= Noam Braslavsky =

Israeli artist and curator

Noam Braslavsky (נועם בראסלבסקי; born 1961) is an Israeli artist and curator who lives and works in Berlin.

==Biography==
Noam Brasklavsky was born in Poria Illit, Israel. In the early 1980s, Braslavsky studied at the Bezalel Academy of Art and Design in Jerusalem, subsequently studying Film at the Beit Zvi acting school in Ramat Gan and completing his Master of Fine Arts at the Multimedia Department of the Düsseldorf Art Academy with Nam June Paik/Nan Hoover.

==Art career==
In the 1980s and 1990s he created manipulative, interactive room installations, which he displayed in dark or black rooms (he speaks of “black cubes" in contrast to the usual white cubes). "Shelter" (concrete, steel, glass, Plexiglas and sea-shells) was set on fire in an act of sabotage years later at his solo exhibition "Magic as Existential Need" in Tel Aviv; only the steel frame and the concrete pedestals survived.

Braslavsky’s works are traps that take their cues from sacred architecture, nature and society.

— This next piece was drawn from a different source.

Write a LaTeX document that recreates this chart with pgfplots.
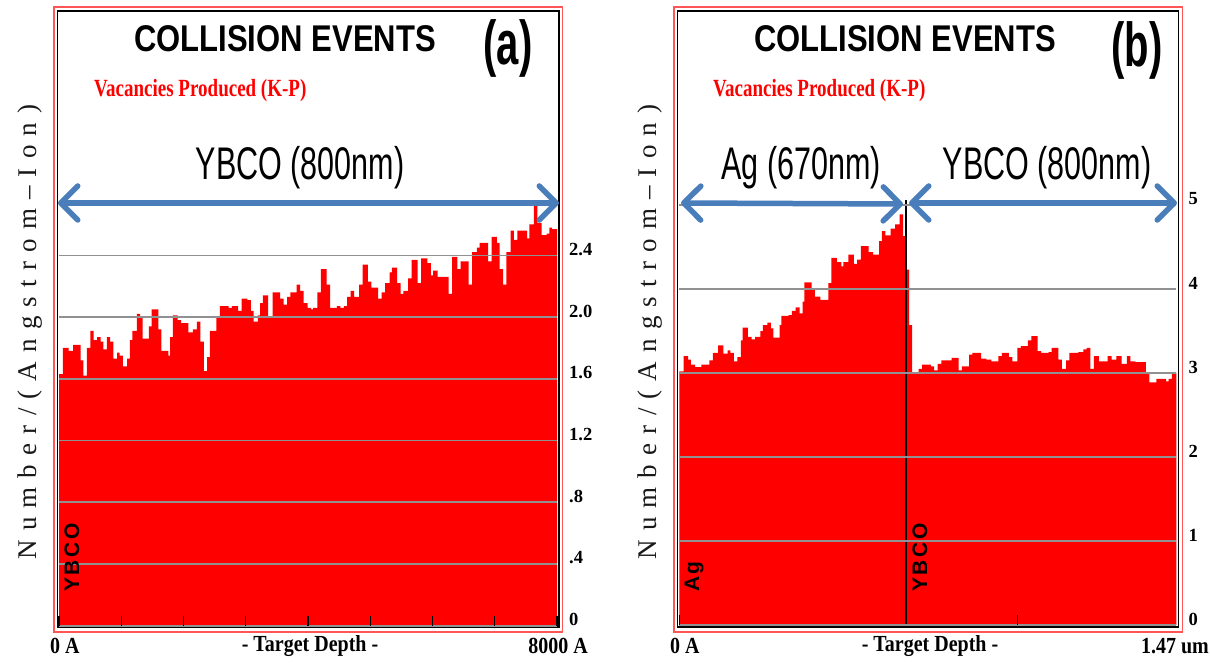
\documentclass[border=0pt]{standalone}
\usepackage{fontspec}
\setmainfont{Liberation Serif}
\setsansfont{Liberation Sans}
\newfontfamily\spacedserif[LetterSpace=34]{Liberation Serif}
\newfontfamily\spacedsans[LetterSpace=12]{Liberation Sans}
\usepackage{graphicx}
\usepackage{pgfplots}
\pgfplotsset{compat=1.18}
\usetikzlibrary{arrows.meta}

\definecolor{arrowblue}{RGB}{74,126,187}
\definecolor{framered}{RGB}{255,85,85}
\definecolor{gridgray}{RGB}{145,145,145}

\pgfplotsset{srim/.style={
  scale only axis, axis on top, anchor=south west,
  axis line style={draw=none},
  ymin=0, ymajorgrids, grid style={gridgray, line width=1.6pt},
  tick align=inside, major tick length=10pt,
  xtick pos=lower, xtick style={black, line width=1.3pt},
  ytick style={draw=none}, yticklabel pos=right,
  xticklabels={},
  yticklabel style={font=\fontsize{18.5}{18.5}\selectfont\bfseries, anchor=west,
    inner sep=0pt, xshift=12pt, yshift=6pt},
}}

\newcommand{\paneltitle}[1]{\scalebox{1}[1.2]{\fontsize{31}{31}\selectfont\sffamily\bfseries #1}}
\newcommand{\panelletter}[1]{\scalebox{1}[1.55]{\fontsize{40}{40}\selectfont\sffamily\bfseries #1}}
\newcommand{\vacancies}{\scalebox{1}[1.3]{\fontsize{19}{19}\selectfont\bfseries Vacancies Produced (K-P)}}
\newcommand{\layer}[1]{\scalebox{1}[1.5]{\fontsize{30.5}{30.5}\selectfont\sffamily #1}}
\newcommand{\ylab}{\fontsize{27}{27}\selectfont\spacedserif Number/(Angstrom\textendash Ion)}
\newcommand{\inlab}[1]{\fontsize{21}{21}\selectfont\spacedsans\bfseries #1}
\newcommand{\depth}[1]{\scalebox{1}[1.15]{\fontsize{20}{20}\selectfont\bfseries #1}}

\begin{document}
\begin{tikzpicture}[x=1pt,y=1pt]
\path[use as bounding box] (0,0) rectangle (1210,662);

% panel frames
\draw[framered, line width=1.5pt] (54,30) rectangle (562.5,655);
\draw[black, line width=1.6pt] (57.5,35) rectangle (559,651);
\draw[framered, line width=1.5pt] (674,30) rectangle (1182.5,655);
\draw[black, line width=1.6pt] (677.5,35) rectangle (1178.5,651);

% (a) YBCO single layer
\begin{axis}[srim, at={(59pt,36.3pt)}, width=498pt, height=614.7pt,
  xmin=0, xmax=8000, ymax=3.983,
  xtick={0,1000,2000,3000,4000,5000,6000,7000,8000},
  ytick={0,0.4,0.8,1.2,1.6,2.0,2.4},
  yticklabels={0,.4,.8,1.2,1.6,2.0,2.4}]
\addplot[fill=red, draw=none, const plot mark left] coordinates {
(0,1.63) (61,1.80) (155,1.78) (227,1.82) (348,1.72) (392,1.62) (448,1.80)
(503,1.91) (558,1.85) (613,1.87) (669,1.84) (713,1.79) (768,1.87) (823,1.84)
(873,1.73) (934,1.77) (972,1.75) (1028,1.68) (1094,1.73) (1138,1.85) (1177,1.91)
(1249,2.02) (1304,2.00) (1343,1.86) (1442,1.94) (1486,2.05) (1597,1.92) (1646,1.78)
(1757,1.75) (1785,1.87) (1829,2.01) (1906,1.98) (1961,1.96) (2077,1.90) (2149,1.92)
(2216,1.97) (2271,1.84) (2326,1.65) (2381,1.74) (2425,1.91) (2530,2.00) (2586,2.07)
(2724,2.06) (2779,2.07) (2878,2.04) (2934,2.12) (3028,2.11) (3083,2.04) (3127,1.97)
(3193,2.01) (3232,2.09) (3276,2.14) (3359,2.00) (3431,2.16) (3553,2.12) (3608,2.08)
(3663,2.13) (3718,2.16) (3818,2.21) (3873,2.17) (3928,2.09) (3995,2.06) (4050,2.05)
(4083,2.06) (4149,2.16) (4205,2.31) (4298,2.21) (4354,2.06) (4409,2.06) (4464,2.07)
(4519,2.06) (4575,2.07) (4630,2.13) (4685,2.17) (4740,2.13) (4823,2.21) (4879,2.34)
(4961,2.23) (5017,2.19) (5127,2.12) (5182,2.16) (5238,2.22) (5310,2.29) (5348,2.32)
(5431,2.22) (5486,2.15) (5531,2.17) (5608,2.25) (5663,2.37) (5762,2.22) (5818,2.38)
(5917,2.35) (5973,2.27) (6011,2.30) (6083,2.26) (6260,2.15) (6315,2.39) (6398,2.31)
(6453,2.36) (6580,2.21) (6636,2.42) (6713,2.45) (6757,2.48) (6895,2.36) (6951,2.52)
(7033,2.48) (7078,2.31) (7133,2.21) (7188,2.42) (7254,2.56) (7309,2.50) (7365,2.56)
(7519,2.51) (7558,2.60) (7630,2.74) (7685,2.61) (7751,2.53) (7834,2.54) (7878,2.58)
(7917,2.57) (8000,2.57)
} \closedcycle;
\end{axis}

% (b) Ag / YBCO bilayer, depth in nm
\begin{axis}[srim, at={(679.3pt,37pt)}, width=497pt, height=614pt,
  xmin=0, xmax=1470, ymax=7.31,
  xtick={0,1000},
  ytick={0,1,2,3,4,5},
  yticklabels={0,1,2,3,4,5}]
\addplot[fill=red, draw=none, const plot mark left] coordinates {
(0,3.02) (12.5,3.20) (26,3.16) (34.4,3.10) (46.9,3.07) (65.6,3.10) (88.6,3.15)
(99,3.24) (114.6,3.33) (130,3.23) (142.8,3.27) (151,3.24) (161.5,3.14) (172,3.19)
(182,3.39) (187.6,3.54) (203,3.43) (213.6,3.40) (224,3.43) (239.7,3.50) (247,3.57)
(260.5,3.60) (271,3.53) (278,3.42) (297,3.57) (302,3.68) (323,3.69) (333,3.74)
(344,3.78) (356,3.71) (365,3.85) (370,4.08) (391,3.99) (401,3.91) (417,3.87)
(441,4.07) (450,4.37) (466,4.32) (479,4.27) (485,4.32) (500,4.41) (516,4.30)
(526,4.35) (537,4.51) (560,4.44) (573,4.41) (591,4.57) (599,4.69) (609.6,4.64)
(625,4.72) (638,4.77) (651.5,4.89) (662,4.63)
(670,4.23) (680,3.57) (688.5,3.00) (708,3.05) (718,3.10) (744,3.08) (754,3.03)
(764,3.11) (775,3.15) (795,3.15) (805.5,3.18) (826,3.03) (836,3.08) (857,3.22)
(867,3.24) (892.6,3.17) (908,3.16) (923,3.14) (944,3.20) (954,3.24) (974.6,3.19)
(985,3.14) (1000,3.30) (1010.5,3.32) (1031,3.39) (1041,3.44) (1060,3.26) (1070,3.24)
(1092.6,3.25) (1101,3.30) (1121,3.16) (1131.5,3.05) (1144,3.15) (1154,3.24) (1180,3.25)
(1195,3.28) (1205,3.30) (1215.6,3.05) (1226,3.20) (1241,3.14) (1252,3.14) (1267,3.20)
(1279,3.16) (1293,3.20) (1308,3.11) (1323.6,3.20) (1334,3.14) (1349,3.13) (1380,3.01)
(1390,2.89) (1411,2.93) (1440,2.90) (1447,2.93) (1457,3.00) (1470,3.00)
} \closedcycle;
% Ag/YBCO interface at 670 nm
\draw[black, line width=2.5pt] (axis cs:670,0) -- (axis cs:670,5.06);
\end{axis}

% layer thickness arrows
\tikzset{layerarrow/.style={draw=arrowblue, line width=5.5pt, line cap=round,
  {Straight Barb[length=17pt, width=34pt, round]}-{Straight Barb[length=17pt, width=34pt, round]}}}
\draw[layerarrow] (58,459) -- (559,459);
\draw[layerarrow] (681,459) -- (903,458);
\draw[layerarrow] (909,459) -- (1177,459);

% titles and annotations
\node at (285,623) {\paneltitle{COLLISION EVENTS}};
\node at (905,623) {\paneltitle{COLLISION EVENTS}};
\node at (508,614) {\panelletter{(a)}};
\node at (1137,612) {\panelletter{(b)}};
\node[anchor=west, text=red, inner sep=0pt] at (94,571) {\vacancies};
\node[anchor=west, text=red, inner sep=0pt] at (713,571) {\vacancies};
\node at (300,494) {\layer{YBCO (800nm)}};
\node at (801,494) {\layer{Ag (670nm)}};
\node at (1047,494) {\layer{YBCO (800nm)}};

% y-axis titles
\node[rotate=90, text=black!90] at (30,330) {\ylab};
\node[rotate=90, text=black!90] at (650,330) {\ylab};

% layer names inside the plots
\node[rotate=90, anchor=west, inner sep=0pt] at (72,70) {\inlab{YBCO}};
\node[rotate=90, anchor=west, inner sep=0pt] at (694,70) {\inlab{Ag}};
\node[rotate=90, anchor=west, inner sep=0pt] at (920,70) {\inlab{YBCO}};

% depth axis captions
\node[anchor=west, inner sep=0pt] at (50,16) {\depth{0 A}};
\node[inner sep=0pt] at (310,16) {\depth{- Target Depth -}};
\node[anchor=east, inner sep=0pt] at (588,16) {\depth{8000 A}};
\node[anchor=west, inner sep=0pt] at (670,16) {\depth{0 A}};
\node[inner sep=0pt] at (930,16) {\depth{- Target Depth -}};
\node[anchor=east, inner sep=0pt] at (1209,16) {\depth{1.47 um}};
\end{tikzpicture}
\end{document}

He analyzes manipulative mechanisms that influence and control the human psyche, translating them in simplified form into rooms. Some examples are artificial wombs, purring machines, compulsive hats, labyrinths and enormous cocoons.

One of his early works (1984) explores the abolition of space and the dissolution of its boundaries, and can also be seen as a sort of virtual (miniature) stage for his subsequent creative work. "Blue" is a second head, a perceptual fuelling station that supplies nothing but pure blue light, suspending the perception of space for a time while promoting pure vision.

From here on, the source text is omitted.